**THE EXERCISE:**
Gather from the listing below each line that includes the word "this", and copy it.

**PROVIDED DATA:**
(begin)

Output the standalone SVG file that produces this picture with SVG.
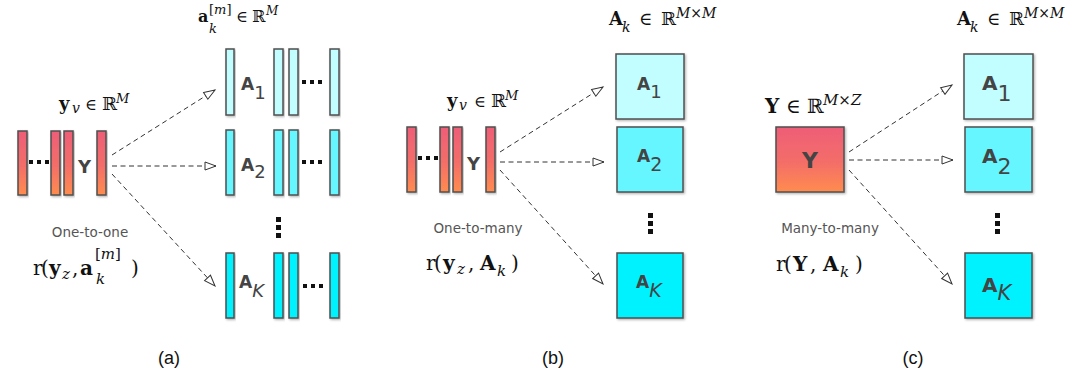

(end)
(begin)

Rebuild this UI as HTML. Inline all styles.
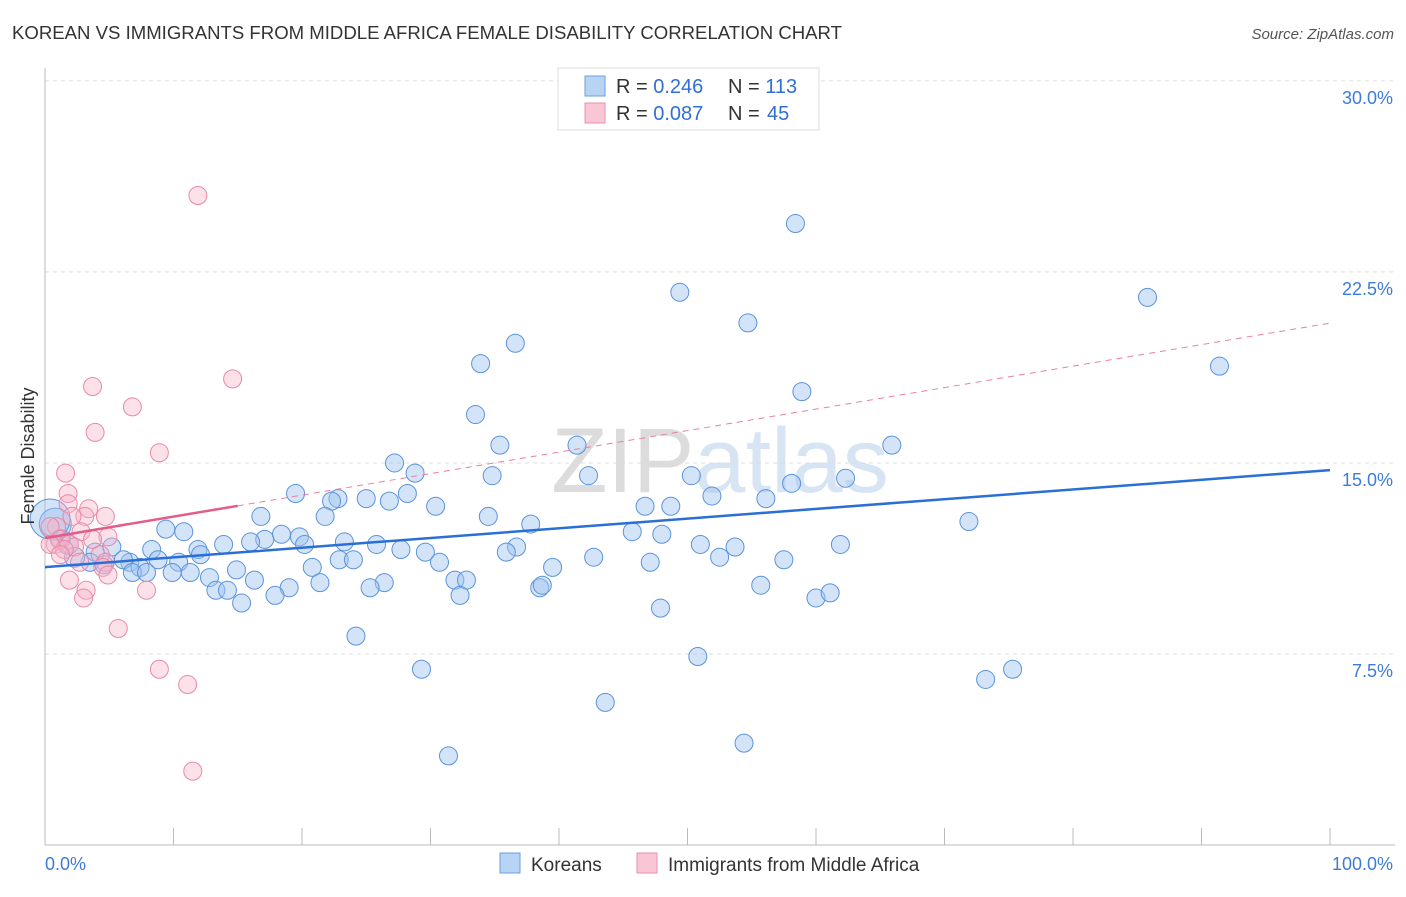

(end)
(begin)

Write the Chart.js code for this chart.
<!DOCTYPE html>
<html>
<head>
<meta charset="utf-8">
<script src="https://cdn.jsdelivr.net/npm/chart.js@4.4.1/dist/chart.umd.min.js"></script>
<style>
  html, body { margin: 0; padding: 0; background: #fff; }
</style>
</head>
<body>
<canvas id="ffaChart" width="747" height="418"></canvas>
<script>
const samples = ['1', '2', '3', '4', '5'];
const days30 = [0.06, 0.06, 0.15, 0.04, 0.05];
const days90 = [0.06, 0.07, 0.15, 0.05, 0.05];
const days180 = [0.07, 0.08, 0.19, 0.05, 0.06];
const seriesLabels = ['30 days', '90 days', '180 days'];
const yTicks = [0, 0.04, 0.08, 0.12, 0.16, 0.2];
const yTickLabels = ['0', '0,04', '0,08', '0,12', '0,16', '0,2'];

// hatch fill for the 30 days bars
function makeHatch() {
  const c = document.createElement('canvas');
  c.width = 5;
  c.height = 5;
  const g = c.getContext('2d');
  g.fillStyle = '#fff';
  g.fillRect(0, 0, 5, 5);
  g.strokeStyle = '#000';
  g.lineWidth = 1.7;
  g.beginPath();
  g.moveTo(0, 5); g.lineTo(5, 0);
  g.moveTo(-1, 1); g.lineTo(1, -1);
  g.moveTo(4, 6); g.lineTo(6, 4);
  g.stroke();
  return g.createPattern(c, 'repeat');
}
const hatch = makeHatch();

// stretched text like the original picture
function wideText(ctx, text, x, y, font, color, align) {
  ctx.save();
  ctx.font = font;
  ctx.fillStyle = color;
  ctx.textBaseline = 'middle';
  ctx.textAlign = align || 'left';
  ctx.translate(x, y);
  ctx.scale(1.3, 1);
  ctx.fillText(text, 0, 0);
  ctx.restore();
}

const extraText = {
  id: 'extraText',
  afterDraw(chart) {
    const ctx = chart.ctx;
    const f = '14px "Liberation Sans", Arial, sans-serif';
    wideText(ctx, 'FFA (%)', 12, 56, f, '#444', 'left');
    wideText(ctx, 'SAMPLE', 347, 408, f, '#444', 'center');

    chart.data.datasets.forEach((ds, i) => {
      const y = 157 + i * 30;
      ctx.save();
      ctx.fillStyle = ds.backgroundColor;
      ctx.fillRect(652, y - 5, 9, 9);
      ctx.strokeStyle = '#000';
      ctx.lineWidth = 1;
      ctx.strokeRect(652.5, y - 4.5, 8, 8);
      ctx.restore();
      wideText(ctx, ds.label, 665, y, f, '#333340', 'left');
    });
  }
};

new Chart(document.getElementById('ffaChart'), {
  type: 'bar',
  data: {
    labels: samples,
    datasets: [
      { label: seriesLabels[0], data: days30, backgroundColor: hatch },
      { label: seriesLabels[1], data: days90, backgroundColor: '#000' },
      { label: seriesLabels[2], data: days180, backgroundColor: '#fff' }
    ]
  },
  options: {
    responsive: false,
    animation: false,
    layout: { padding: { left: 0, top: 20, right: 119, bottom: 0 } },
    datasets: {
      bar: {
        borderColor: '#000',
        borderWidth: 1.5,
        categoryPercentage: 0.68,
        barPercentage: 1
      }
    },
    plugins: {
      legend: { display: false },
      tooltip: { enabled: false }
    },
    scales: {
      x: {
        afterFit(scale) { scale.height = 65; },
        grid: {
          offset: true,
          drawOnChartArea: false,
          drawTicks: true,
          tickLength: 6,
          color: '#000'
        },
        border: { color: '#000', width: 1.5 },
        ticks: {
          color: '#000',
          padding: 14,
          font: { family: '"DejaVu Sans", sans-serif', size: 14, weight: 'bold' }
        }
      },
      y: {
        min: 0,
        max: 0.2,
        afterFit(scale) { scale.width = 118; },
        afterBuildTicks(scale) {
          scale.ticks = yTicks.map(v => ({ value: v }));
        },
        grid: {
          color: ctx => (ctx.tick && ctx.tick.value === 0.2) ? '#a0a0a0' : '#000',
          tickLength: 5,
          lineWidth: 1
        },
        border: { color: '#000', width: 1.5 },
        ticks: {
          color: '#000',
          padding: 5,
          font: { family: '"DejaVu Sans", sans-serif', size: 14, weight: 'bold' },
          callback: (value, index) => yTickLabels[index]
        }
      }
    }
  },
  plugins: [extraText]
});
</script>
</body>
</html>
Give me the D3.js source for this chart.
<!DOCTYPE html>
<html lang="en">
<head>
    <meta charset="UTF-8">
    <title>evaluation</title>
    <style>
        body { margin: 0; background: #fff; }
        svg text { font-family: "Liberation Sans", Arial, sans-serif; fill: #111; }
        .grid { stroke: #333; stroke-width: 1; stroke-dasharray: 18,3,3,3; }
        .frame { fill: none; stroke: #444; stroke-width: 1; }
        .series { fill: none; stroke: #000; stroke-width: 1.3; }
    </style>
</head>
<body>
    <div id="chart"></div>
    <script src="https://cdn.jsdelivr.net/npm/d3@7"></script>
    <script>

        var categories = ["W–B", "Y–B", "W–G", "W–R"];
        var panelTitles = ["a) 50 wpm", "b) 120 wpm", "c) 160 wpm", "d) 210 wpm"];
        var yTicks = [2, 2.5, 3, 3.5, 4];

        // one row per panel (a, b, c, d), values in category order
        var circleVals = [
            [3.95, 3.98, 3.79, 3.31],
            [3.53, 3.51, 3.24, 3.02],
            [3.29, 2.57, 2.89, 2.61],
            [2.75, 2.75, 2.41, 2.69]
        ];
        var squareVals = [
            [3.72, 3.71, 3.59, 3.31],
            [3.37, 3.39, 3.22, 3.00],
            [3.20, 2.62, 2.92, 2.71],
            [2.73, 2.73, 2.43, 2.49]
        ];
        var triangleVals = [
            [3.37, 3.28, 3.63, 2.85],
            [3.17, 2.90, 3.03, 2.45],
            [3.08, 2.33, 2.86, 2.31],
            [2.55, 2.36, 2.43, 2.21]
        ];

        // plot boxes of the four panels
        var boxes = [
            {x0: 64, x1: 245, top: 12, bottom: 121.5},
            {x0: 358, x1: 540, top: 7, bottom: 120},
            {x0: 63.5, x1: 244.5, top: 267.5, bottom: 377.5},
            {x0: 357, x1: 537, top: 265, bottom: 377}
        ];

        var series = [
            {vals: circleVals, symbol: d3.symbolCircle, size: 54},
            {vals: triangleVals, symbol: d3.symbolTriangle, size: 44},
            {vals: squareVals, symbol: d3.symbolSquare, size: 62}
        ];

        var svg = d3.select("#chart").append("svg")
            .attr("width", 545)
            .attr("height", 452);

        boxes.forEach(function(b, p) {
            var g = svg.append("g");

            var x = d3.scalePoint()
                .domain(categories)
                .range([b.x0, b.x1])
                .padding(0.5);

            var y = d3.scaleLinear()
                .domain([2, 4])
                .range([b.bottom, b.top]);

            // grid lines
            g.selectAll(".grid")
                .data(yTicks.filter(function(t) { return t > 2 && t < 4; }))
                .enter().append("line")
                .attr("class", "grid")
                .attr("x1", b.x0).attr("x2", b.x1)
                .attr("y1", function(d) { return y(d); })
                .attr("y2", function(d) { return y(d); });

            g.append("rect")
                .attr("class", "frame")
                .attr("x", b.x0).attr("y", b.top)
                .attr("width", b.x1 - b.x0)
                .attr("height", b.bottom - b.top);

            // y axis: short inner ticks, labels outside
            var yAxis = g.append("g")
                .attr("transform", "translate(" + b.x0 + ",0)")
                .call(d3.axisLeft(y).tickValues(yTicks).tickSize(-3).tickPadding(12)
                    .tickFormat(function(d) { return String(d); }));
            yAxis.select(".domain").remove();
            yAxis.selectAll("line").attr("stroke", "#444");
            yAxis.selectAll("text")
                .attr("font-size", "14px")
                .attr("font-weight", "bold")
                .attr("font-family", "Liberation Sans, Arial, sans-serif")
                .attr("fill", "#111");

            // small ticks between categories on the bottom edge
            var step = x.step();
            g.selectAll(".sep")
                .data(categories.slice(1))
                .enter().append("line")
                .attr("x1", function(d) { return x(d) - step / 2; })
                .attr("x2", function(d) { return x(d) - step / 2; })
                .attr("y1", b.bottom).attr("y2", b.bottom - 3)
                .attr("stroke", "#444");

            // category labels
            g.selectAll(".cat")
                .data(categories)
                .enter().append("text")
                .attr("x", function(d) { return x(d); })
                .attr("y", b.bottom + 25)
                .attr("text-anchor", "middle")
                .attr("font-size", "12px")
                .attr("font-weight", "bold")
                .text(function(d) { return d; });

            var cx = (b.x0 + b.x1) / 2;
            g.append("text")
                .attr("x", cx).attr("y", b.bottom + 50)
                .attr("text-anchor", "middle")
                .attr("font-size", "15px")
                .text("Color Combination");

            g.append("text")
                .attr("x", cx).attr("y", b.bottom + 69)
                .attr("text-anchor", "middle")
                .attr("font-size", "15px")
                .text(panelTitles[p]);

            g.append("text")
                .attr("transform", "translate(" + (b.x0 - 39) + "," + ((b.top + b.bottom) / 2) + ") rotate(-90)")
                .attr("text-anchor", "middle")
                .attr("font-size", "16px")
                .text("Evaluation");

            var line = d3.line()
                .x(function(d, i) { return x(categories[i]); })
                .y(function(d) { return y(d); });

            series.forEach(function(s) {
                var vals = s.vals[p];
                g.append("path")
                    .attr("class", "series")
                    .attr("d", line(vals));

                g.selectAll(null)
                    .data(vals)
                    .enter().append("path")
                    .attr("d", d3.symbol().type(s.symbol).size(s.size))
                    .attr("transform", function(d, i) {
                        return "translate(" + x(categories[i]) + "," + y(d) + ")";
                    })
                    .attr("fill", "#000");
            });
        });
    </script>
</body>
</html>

(end)

**TASK ANSWER:**
Output the standalone SVG file that produces this picture with SVG.
Rebuild this UI as HTML. Inline all styles.
Write the Chart.js code for this chart.
Give me the D3.js source for this chart.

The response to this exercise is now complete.